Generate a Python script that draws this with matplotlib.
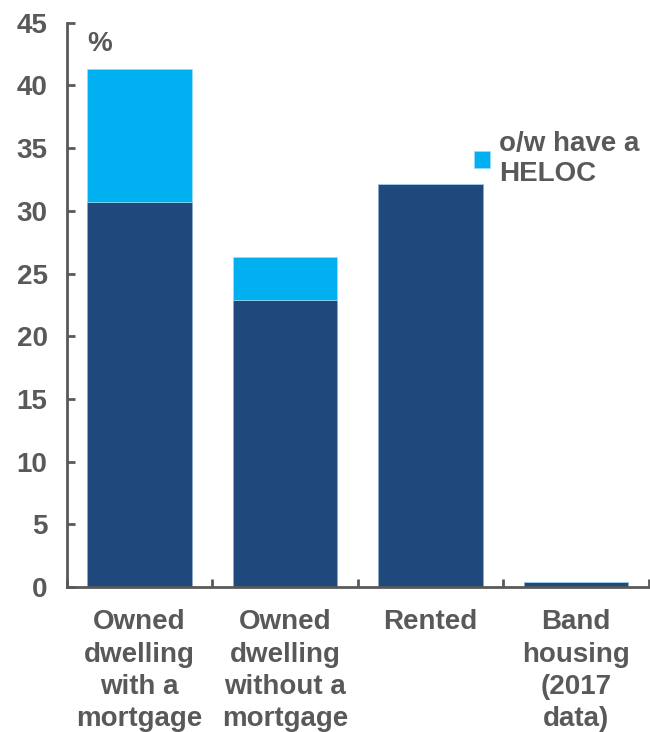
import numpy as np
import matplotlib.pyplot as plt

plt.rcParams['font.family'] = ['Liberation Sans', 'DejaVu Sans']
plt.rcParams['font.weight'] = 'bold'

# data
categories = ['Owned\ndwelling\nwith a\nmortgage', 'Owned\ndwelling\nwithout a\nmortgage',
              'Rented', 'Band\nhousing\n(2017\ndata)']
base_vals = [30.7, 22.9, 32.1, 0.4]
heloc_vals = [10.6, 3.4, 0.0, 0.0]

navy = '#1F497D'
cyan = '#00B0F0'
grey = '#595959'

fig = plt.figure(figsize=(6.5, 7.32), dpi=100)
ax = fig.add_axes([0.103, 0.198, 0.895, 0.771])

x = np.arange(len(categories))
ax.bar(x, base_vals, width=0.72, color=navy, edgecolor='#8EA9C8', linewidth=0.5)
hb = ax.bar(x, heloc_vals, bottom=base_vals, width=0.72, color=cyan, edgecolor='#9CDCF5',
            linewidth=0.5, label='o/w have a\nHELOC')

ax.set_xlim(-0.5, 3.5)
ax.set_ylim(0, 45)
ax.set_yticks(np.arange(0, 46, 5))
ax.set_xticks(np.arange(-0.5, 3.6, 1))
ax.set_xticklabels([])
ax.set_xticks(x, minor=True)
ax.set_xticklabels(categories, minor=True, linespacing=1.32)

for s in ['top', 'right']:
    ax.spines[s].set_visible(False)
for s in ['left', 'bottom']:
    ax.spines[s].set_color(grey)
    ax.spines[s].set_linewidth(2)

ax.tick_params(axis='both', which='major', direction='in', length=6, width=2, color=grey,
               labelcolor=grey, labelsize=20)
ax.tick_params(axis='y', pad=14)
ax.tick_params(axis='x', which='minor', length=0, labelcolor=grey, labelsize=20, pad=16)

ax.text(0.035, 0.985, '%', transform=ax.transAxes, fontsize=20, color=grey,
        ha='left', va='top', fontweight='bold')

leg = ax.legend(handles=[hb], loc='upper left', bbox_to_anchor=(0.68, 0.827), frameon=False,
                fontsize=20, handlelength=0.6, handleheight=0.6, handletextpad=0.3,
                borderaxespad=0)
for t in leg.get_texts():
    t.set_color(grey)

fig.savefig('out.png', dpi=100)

TASK TO CARRY OUT -
Every line from the start of the listing above through the line with "linewidth=0.5, label='o/w have" should be repeated exactly; skip the pictures and add nothing else.

ANSWER FOR THE TASK -
Generate a Python script that draws this with matplotlib.
import numpy as np
import matplotlib.pyplot as plt

plt.rcParams['font.family'] = ['Liberation Sans', 'DejaVu Sans']
plt.rcParams['font.weight'] = 'bold'

# data
categories = ['Owned\ndwelling\nwith a\nmortgage', 'Owned\ndwelling\nwithout a\nmortgage',
              'Rented', 'Band\nhousing\n(2017\ndata)']
base_vals = [30.7, 22.9, 32.1, 0.4]
heloc_vals = [10.6, 3.4, 0.0, 0.0]

navy = '#1F497D'
cyan = '#00B0F0'
grey = '#595959'

fig = plt.figure(figsize=(6.5, 7.32), dpi=100)
ax = fig.add_axes([0.103, 0.198, 0.895, 0.771])

x = np.arange(len(categories))
ax.bar(x, base_vals, width=0.72, color=navy, edgecolor='#8EA9C8', linewidth=0.5)
hb = ax.bar(x, heloc_vals, bottom=base_vals, width=0.72, color=cyan, edgecolor='#9CDCF5',
            linewidth=0.5, label='o/w have a\nHELOC')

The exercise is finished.